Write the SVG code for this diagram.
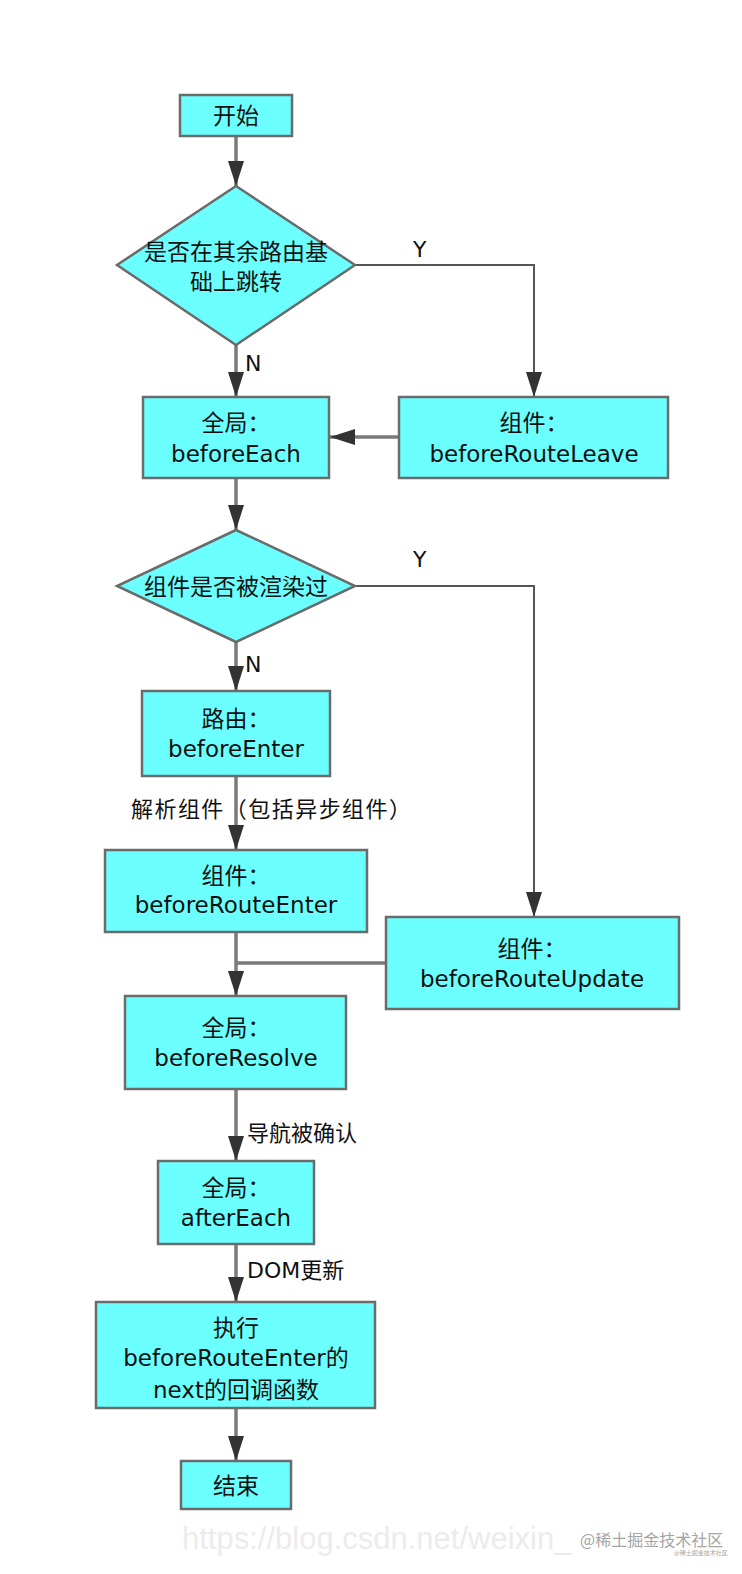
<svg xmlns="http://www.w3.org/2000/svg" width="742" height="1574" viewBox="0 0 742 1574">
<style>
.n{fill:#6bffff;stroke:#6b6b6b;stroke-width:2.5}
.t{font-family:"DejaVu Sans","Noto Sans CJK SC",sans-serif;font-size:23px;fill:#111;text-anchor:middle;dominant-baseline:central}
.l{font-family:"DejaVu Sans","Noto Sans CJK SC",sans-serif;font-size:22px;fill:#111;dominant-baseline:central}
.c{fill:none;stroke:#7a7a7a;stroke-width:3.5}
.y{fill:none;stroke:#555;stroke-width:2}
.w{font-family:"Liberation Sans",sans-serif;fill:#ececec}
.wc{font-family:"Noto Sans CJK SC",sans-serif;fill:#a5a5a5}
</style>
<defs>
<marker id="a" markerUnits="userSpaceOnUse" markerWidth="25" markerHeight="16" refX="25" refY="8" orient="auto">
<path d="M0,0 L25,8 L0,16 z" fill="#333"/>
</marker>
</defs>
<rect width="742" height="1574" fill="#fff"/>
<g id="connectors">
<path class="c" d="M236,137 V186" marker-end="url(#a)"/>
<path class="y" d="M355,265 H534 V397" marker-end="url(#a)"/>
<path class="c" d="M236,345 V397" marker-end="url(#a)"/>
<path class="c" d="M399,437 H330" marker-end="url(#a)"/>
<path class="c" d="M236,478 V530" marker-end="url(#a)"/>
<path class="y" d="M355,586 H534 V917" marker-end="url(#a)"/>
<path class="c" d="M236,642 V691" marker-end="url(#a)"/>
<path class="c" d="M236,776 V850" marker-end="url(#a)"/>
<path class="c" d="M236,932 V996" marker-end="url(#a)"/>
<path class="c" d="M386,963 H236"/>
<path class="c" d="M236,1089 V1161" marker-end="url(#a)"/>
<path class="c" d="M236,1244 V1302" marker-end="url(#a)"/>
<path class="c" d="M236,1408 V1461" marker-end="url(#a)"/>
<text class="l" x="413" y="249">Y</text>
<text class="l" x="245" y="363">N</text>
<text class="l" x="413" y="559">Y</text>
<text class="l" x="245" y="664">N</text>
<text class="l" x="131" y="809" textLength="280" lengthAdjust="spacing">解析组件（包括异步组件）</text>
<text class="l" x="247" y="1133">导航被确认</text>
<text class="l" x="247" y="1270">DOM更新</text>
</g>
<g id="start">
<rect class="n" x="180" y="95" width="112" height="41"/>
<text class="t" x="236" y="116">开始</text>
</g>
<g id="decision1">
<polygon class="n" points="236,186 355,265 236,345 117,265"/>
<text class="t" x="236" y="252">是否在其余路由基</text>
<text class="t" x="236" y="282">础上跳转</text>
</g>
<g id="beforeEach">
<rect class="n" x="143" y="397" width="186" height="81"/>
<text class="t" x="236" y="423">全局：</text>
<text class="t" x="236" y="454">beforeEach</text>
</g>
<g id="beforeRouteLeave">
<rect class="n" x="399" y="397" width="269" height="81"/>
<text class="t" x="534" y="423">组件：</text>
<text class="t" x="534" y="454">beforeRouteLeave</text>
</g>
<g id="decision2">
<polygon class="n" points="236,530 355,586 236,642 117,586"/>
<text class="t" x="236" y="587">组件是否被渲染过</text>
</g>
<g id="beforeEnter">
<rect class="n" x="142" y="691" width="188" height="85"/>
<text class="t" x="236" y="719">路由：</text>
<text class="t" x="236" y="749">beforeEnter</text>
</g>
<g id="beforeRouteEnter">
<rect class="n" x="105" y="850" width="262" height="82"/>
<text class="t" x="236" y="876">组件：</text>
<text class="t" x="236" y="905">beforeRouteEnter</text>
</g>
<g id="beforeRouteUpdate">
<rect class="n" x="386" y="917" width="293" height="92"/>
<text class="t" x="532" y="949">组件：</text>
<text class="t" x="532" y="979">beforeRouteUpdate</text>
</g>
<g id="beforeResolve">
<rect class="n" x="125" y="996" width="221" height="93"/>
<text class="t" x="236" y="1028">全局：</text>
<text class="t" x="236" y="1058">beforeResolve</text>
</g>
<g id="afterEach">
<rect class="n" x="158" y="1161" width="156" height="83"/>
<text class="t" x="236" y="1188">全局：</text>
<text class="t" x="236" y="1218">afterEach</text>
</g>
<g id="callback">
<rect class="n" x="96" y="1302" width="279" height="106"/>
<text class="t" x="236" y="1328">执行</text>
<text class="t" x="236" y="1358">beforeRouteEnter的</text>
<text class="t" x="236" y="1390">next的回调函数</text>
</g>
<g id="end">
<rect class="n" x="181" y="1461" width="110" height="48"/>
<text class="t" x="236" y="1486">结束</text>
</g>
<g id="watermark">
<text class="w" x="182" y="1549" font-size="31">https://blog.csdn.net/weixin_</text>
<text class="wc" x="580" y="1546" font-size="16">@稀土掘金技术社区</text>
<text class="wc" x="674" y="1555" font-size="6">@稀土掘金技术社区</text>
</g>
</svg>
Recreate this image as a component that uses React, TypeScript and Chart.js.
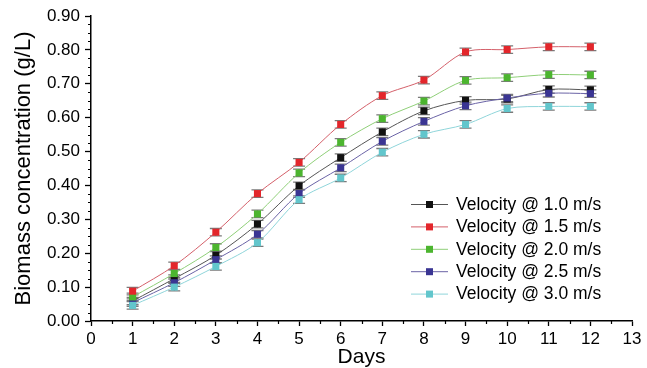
---*---
## TASK DESCRIPTION
Of the lines in the listing above, how many hold the string "this"? Reply with the number only.

## ANSWER BELOW
2